Hi Nick...I've nothing further to add apart from get the palliative care team on board...ours is run by our local hospice and they were brilliant at liaising between all the medical professionals on my husband's behalf...saved me lots of time on the phone!


Good luck with the oncologist appointment, just bear in mind that his age, his general wellness in himself and the progression of the disease may mean that chemo may not have much of an effect and he may then decide to not go forward with treatment...this is by no means giving up, there's a lot to be said for quality over quantity. Having said that, he may respond really well to chemo and it may give him some extra precious time with you all. My husband was much younger, but he tolerated chemo really well and it didn't really impact on our lives too much.


Much love


Vx

Posted (edited)

Hi Nick,


So sorry to hear that your lovely Dad has PC, we can well understand why you felt like the world had caved in. Sadly there is no good way to tell someone that they have a life limiting condition or just how life limiting it can be. It sounds like your Dad is fairly fit apart from the fluid on the lung issue which we all hope can be fixed quickly. In general the younger, fitter and stronger people are the better they do in terms of treatments and life extensions and the medics consider your Dad to be young!


The advice to get the GP to refer you to the palliative care team is well placed. They do far more than end of life care at which they are the experts, they teach carers and patients how to live well, manage pain and chemo symptoms and so much more including diet and the need for Creon enzymes which will become very important at some point.


You should also get the hospital specialist nurse to send form DS1500 to Macmillan Finance so that they can claim the full allowances for your Dad, they can do this by phone with him and he should not delay doing it because even though he may not need the money now it can be put away for when he does and it will mean that he has finance in place to support him and his carers as taking people to hospital and looking after them during treatment is time consuming and may mean someone has to take time off to care for him.
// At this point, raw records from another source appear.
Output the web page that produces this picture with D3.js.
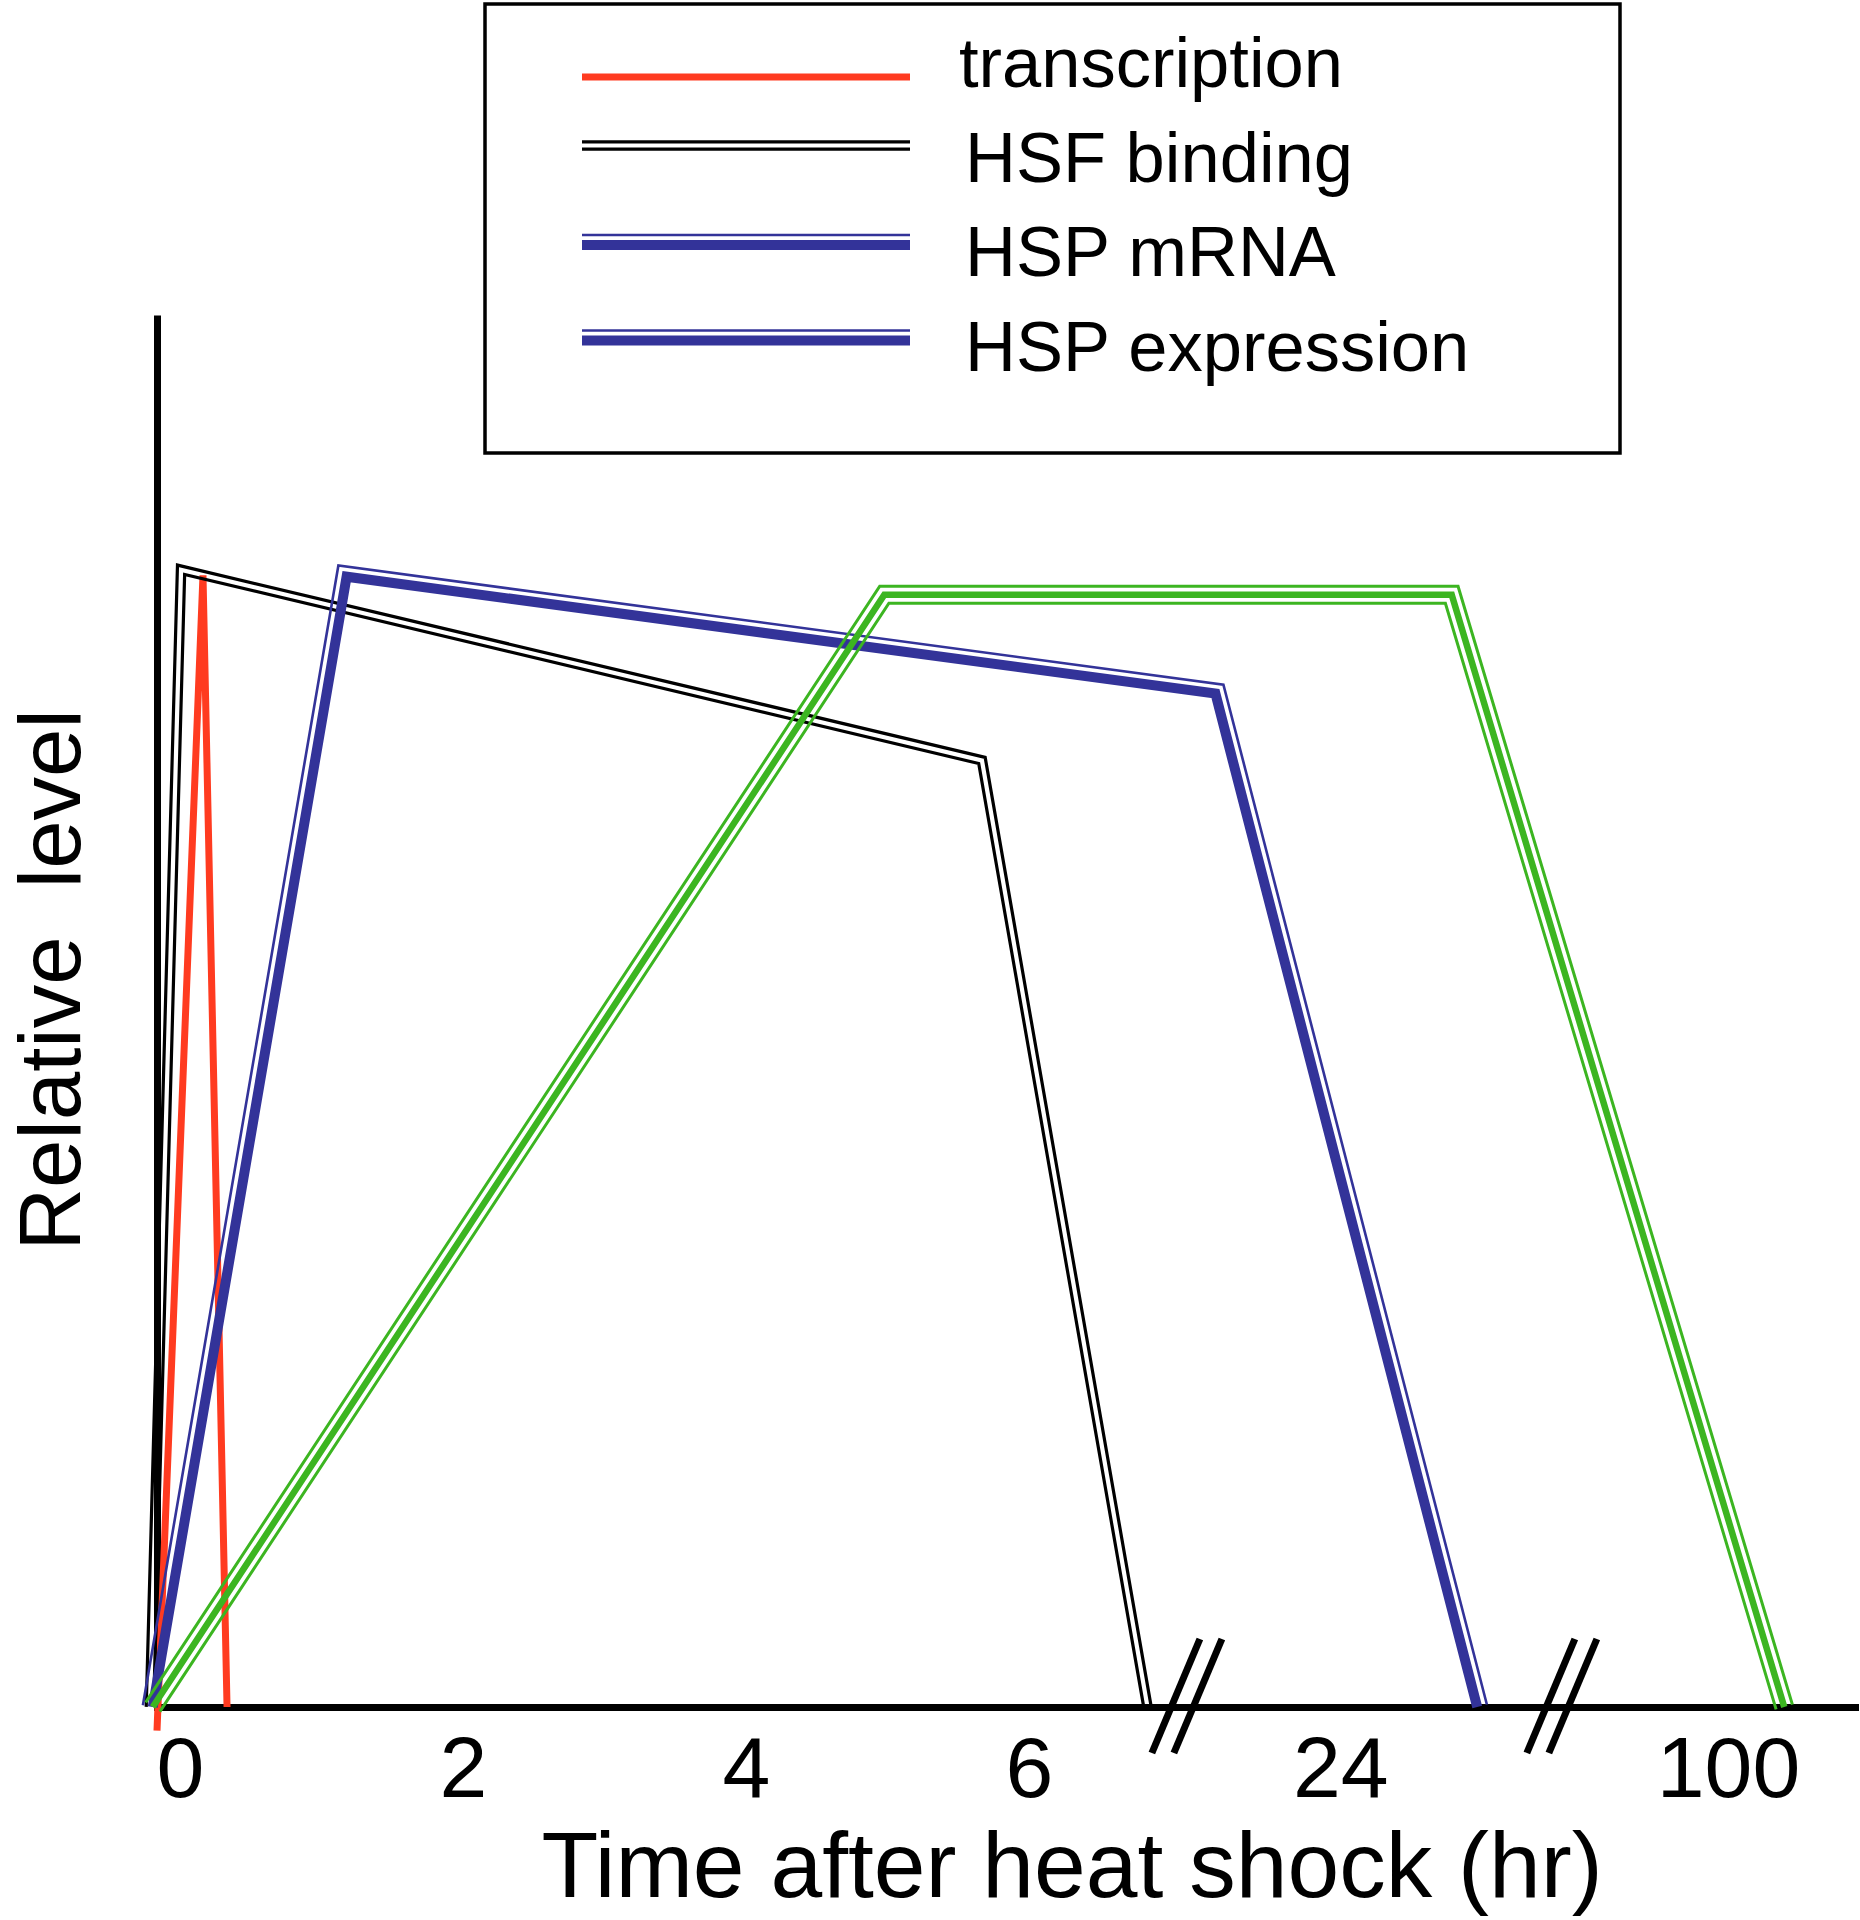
<!DOCTYPE html>
<html>
<head>
<meta charset="utf-8">
<script src="https://cdn.jsdelivr.net/npm/d3@7"></script>
<style>
  body { margin: 0; background: #fff; }
  text { font-family: "Liberation Sans", Arial, sans-serif; fill: #000; }
</style>
</head>
<body>
<div id="chart"></div>
<script>
// values (time in hr, level relative 0..1)
const seriesNames = ["transcription", "HSF binding", "HSP mRNA", "HSP expression"];
const transcriptionTime = [0, 0.325, 0.495];
const transcriptionLevel = [-0.017, 0.813, 0];
const hsfTime = [-0.05, 0.17, 5.83, 7.0];
const hsfLevel = [0, 0.817, 0.68, 0];
const mrnaTime = [-0.03, 1.34, 23.28, 25.13];
const mrnaLevel = [0, 0.812, 0.728, 0];
const expressionTime = [-0.03, 5.14, 24.95, 100.56];
const expressionLevel = [0, 0.799, 0.799, 0];
const tickValues = [0, 2, 4, 6, 24, 100];
// broken time axis: [start, break, resume, break, resume, end]
const timeDomain = [0, 7.25, 23.05, 25.7, 98.96, 101.06];

const width = 1860, height = 1920;
const x0 = 157, yBottom = 1707, yTop = 315;
const pxPerHour = 141.5;

const RED = "#ff3b20", BLUE = "#333399", GREEN = "#3cb521";

const svg = d3.select("#chart").append("svg")
    .attr("width", width)
    .attr("height", height)
    .style("background", "#fff");

// build piecewise range; the gaps collapse to a single point
const timeRange = [x0];
for (let i = 1; i < timeDomain.length; i++) {
    const prev = timeRange[i - 1];
    timeRange.push(i % 2 === 0 ? prev : prev + (timeDomain[i] - timeDomain[i - 1]) * pxPerHour);
}

const x = d3.scaleLinear().domain(timeDomain).range(timeRange);
const y = d3.scaleLinear().domain([0, 1]).range([yBottom, yTop]);

// offset a screen-space polyline sideways (positive = outer / upper side)
function offsetPoints(pts, d) {
    const n = pts.length;
    const normals = [];
    for (let i = 0; i < n - 1; i++) {
        const dx = pts[i + 1][0] - pts[i][0], dy = pts[i + 1][1] - pts[i][1];
        const len = Math.hypot(dx, dy);
        normals.push([dy / len, -dx / len]);
    }
    return pts.map((p, i) => {
        if (i === 0) return [p[0] + normals[0][0] * d, p[1] + normals[0][1] * d];
        if (i === n - 1) return [p[0] + normals[n - 2][0] * d, p[1] + normals[n - 2][1] * d];
        const a = normals[i - 1], b = normals[i];
        let mx = a[0] + b[0], my = a[1] + b[1];
        const ml = Math.hypot(mx, my);
        mx /= ml; my /= ml;
        const k = d / (mx * a[0] + my * a[1]);
        return [p[0] + mx * k, p[1] + my * k];
    });
}

const line = d3.line();

// stroke recipes: list of [offset, width, colour]
const styles = {
    red:   [[0, 7, RED]],
    black: [[3.7, 3.2, "#000"], [-3.7, 3.2, "#000"]],
    blue:  [[0, 10, BLUE], [10, 2.6, BLUE]],
    green: [[0, 6.5, GREEN], [8.5, 3, GREEN], [-8.5, 3, GREEN]]
};

function drawStyled(g, pts, recipe) {
    recipe.forEach(([off, w, c]) => {
        g.append("path")
            .attr("d", line(off === 0 ? pts : offsetPoints(pts, off)))
            .attr("fill", "none")
            .attr("stroke", c)
            .attr("stroke-width", w)
            .attr("stroke-linejoin", "miter")
            .attr("stroke-miterlimit", 10);
    });
}

// axes
const xAxis = d3.axisBottom(x).tickValues(tickValues).tickSize(0).tickSizeOuter(0).tickPadding(29);
const yAxis = d3.axisLeft(y).tickValues([]).tickSizeOuter(0);

const gx = svg.append("g")
    .attr("transform", "translate(0," + yBottom + ")")
    .call(xAxis);
gx.select(".domain").attr("stroke", "#000").attr("stroke-width", 7).attr("stroke-linecap", "square");
gx.selectAll(".tick text")
    .attr("dx", 23)
    .attr("font-size", 86)
    .style("font-family", "'Liberation Sans', Arial, sans-serif")
    .attr("fill", "#000");

const gy = svg.append("g")
    .attr("transform", "translate(" + x0 + ",0)")
    .call(yAxis);
gy.select(".domain").attr("stroke", "#000").attr("stroke-width", 7);

// series
const plot = svg.append("g");
const series = [
    { t: transcriptionTime, v: transcriptionLevel, style: "red" },
    { t: hsfTime, v: hsfLevel, style: "black" },
    { t: mrnaTime, v: mrnaLevel, style: "blue" },
    { t: expressionTime, v: expressionLevel, style: "green" }
];
series.forEach(s => {
    const pts = s.t.map((t, i) => [x(t), y(s.v[i])]);
    drawStyled(plot.append("g"), pts, styles[s.style]);
});

// axis break marks "//"
[timeDomain[1], timeDomain[3]].forEach(b => {
    const cx = x(b);
    [-11, 11].forEach(o => {
        svg.append("line")
            .attr("x1", cx + o - 20).attr("y1", yBottom + 46)
            .attr("x2", cx + o + 28).attr("y2", yBottom - 68)
            .attr("stroke", "#000")
            .attr("stroke-width", 7);
    });
});

// axis titles
svg.append("text")
    .attr("x", 1072)
    .attr("y", 1897)
    .attr("text-anchor", "middle")
    .attr("font-size", 93)
    .text("Time after heat shock (hr)");

svg.append("text")
    .attr("transform", "translate(80,980) rotate(-90)")
    .attr("text-anchor", "middle")
    .attr("font-size", 87)
    .style("white-space", "pre")
    .text("Relative  level");

// legend (both HSP entries use the blue swatch, as in the figure)
const legendStyles = ["red", "black", "blue", "blue"];
const legendLineDy = [-10, -36, -31, -30];
const legend = svg.append("g");
legend.append("rect")
    .attr("x", 485).attr("y", 4)
    .attr("width", 1135).attr("height", 449)
    .attr("fill", "none")
    .attr("stroke", "#000")
    .attr("stroke-width", 3.5);

seriesNames.forEach((name, i) => {
    const base = 87 + i * 94.5;
    const ly = base + legendLineDy[i];
    drawStyled(legend.append("g"), [[582, ly], [910, ly]], styles[legendStyles[i]]);
    legend.append("text")
        .attr("x", i === 0 ? 959 : 965)
        .attr("y", base)
        .attr("font-size", 70.5)
        .text(name);
});
</script>
</body>
</html>
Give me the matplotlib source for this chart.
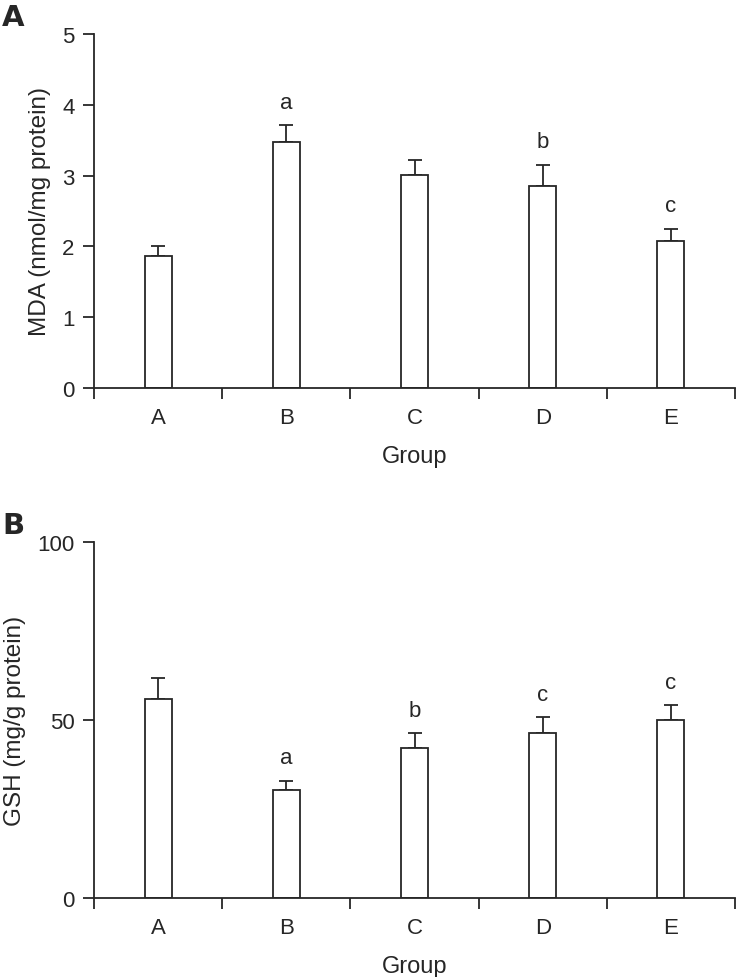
"""
MDA and GSH levels per group, two stacked bar panels with error bars.
"""

import numpy as np
from matplotlib import pyplot

groups = ['A', 'B', 'C', 'D', 'E']

# Panel A: MDA (nmol/mg protein)
mda_mean = [1.86, 3.47, 3.01, 2.85, 2.08]
mda_err = [0.14, 0.24, 0.21, 0.30, 0.17]
mda_marks = ['', 'a', '', 'b', 'c']

# Panel B: GSH (mg/g protein)
gsh_mean = [55.9, 30.3, 42.1, 46.3, 50.0]
gsh_err = [5.9, 2.6, 4.2, 4.5, 4.2]
gsh_marks = ['', 'a', 'b', 'c', 'c']

pyplot.rcParams['font.family'] = ['Liberation Sans', 'DejaVu Sans']
pyplot.rcParams['font.size'] = 16
ink = '#262626'

fig = pyplot.figure(figsize=(7.36, 9.78), dpi=100)
W, H = 736, 978


def panel(rect, means, errs, marks, ymax, yticks, ylabel, tag):
    ax = fig.add_axes(rect)
    x = np.arange(len(groups))
    ax.bar(x, means, width=0.21, color='white', edgecolor=ink, linewidth=1.3,
           zorder=2)
    ax.errorbar(x, means, yerr=[np.zeros(len(errs)), errs], fmt='none',
                ecolor=ink, elinewidth=1.3, capsize=4.8, capthick=1.3,
                zorder=1)
    for xi, m, e, s in zip(x, means, errs, marks):
        if s:
            ax.annotate(s, (xi, m + e), xytext=(0, 9), textcoords='offset points',
                        ha='center', va='bottom', fontsize=16, color=ink)
    ax.set_xlim(-0.5, len(groups) - 0.5)
    ax.set_ylim(0, ymax)
    ax.set_yticks(yticks)
    ax.set_xticks(np.arange(len(groups) + 1) - 0.5)
    ax.set_xticklabels([])
    ax.set_xticks(x, minor=True)
    ax.set_xticklabels(groups, minor=True)
    ax.tick_params(axis='x', which='major', direction='out', length=8,
                   width=1.3, color=ink)
    ax.tick_params(axis='x', which='minor', length=0, pad=14, labelsize=16,
                   labelcolor=ink)
    ax.tick_params(axis='y', direction='out', length=8, width=1.3, color=ink,
                   pad=6, labelsize=16, labelcolor=ink)
    for side in ['top', 'right']:
        ax.spines[side].set_visible(False)
    for side in ['left', 'bottom']:
        ax.spines[side].set_linewidth(1.3)
        ax.spines[side].set_color(ink)
    ax.set_xlabel('Group', color=ink, fontsize=17, labelpad=12)
    ax.set_ylabel(ylabel, color=ink, fontsize=17.5, labelpad=8)
    fig.text(2 / W, rect[1] + rect[3] + 3 / H, tag, fontsize=21,
             fontweight='bold',
             family=['Liberation Sans Narrow', 'DejaVu Sans Condensed',
                     'DejaVu Sans'],
             color=ink, ha='left', va='bottom')
    return ax


left, right = 94 / W, 735 / W
panel([left, 1 - 389 / H, right - left, (389 - 35) / H],
      mda_mean, mda_err, mda_marks, 5, [0, 1, 2, 3, 4, 5],
      'MDA (nmol/mg protein)', 'A')
panel([left, 1 - 899 / H, right - left, (899 - 543) / H],
      gsh_mean, gsh_err, gsh_marks, 100, [0, 50, 100],
      'GSH (mg/g protein)', 'B')

fig.savefig('out.png', dpi=100)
You may think it strange to bang on about money at this stage but anxiety over finance is very common among patients and carers and it can be avoided if someone pays attention to it. Many firms who run pension schemes will also pay pensions early in the case of terminal illness. MacMillan and the palliative care team can often help.


Finally, keep the GP informed and make a friend of him or her. The GP is the person ultimately responsible for your Dad's care and is key in the system. As others have said, don't be afraid to ring the wonderful nurses on here if you are worried about anything or want anything explained. They are absolutely ace!


I wish you, your Dad and the whole family the very best. Dad is strong, he has youth on his side and I am sure there medics will try really hard to give him some good options for treatment. Try to make life the very best it can be and concentrate on that.


Marmalade xx


I

Edited by Anonymous
PCUK Nurse Dianne
Posted

Hi Nick,


Welcome to the forum and thank you for your input. I am sorry to read your story. I will take the opportunity to email you directly to share some information with you and hopefully be able to guide you in this instance.


Kind regards,


Dianne

Pancreatic Cancer Specialist Nurse

Pancreatic Cancer UK

Support line: Freecall 0808 801 0707

Posted

Thanks for the replies everyone.


Things aren't too bad at the moment, although there is an element of constantly playing catch up. Low energy levels have been an issue, but he's got half of his appetite back which has been a plus point. A follow up appointment has been made with the oncologist, as the immediate issue was to gain some more strength and start eating more.

  • 1 month later...
Posted

Hey Nick, welcome here and hope you like the support here. I wish you all the strength to support your Dad and Good Luck for the appointment.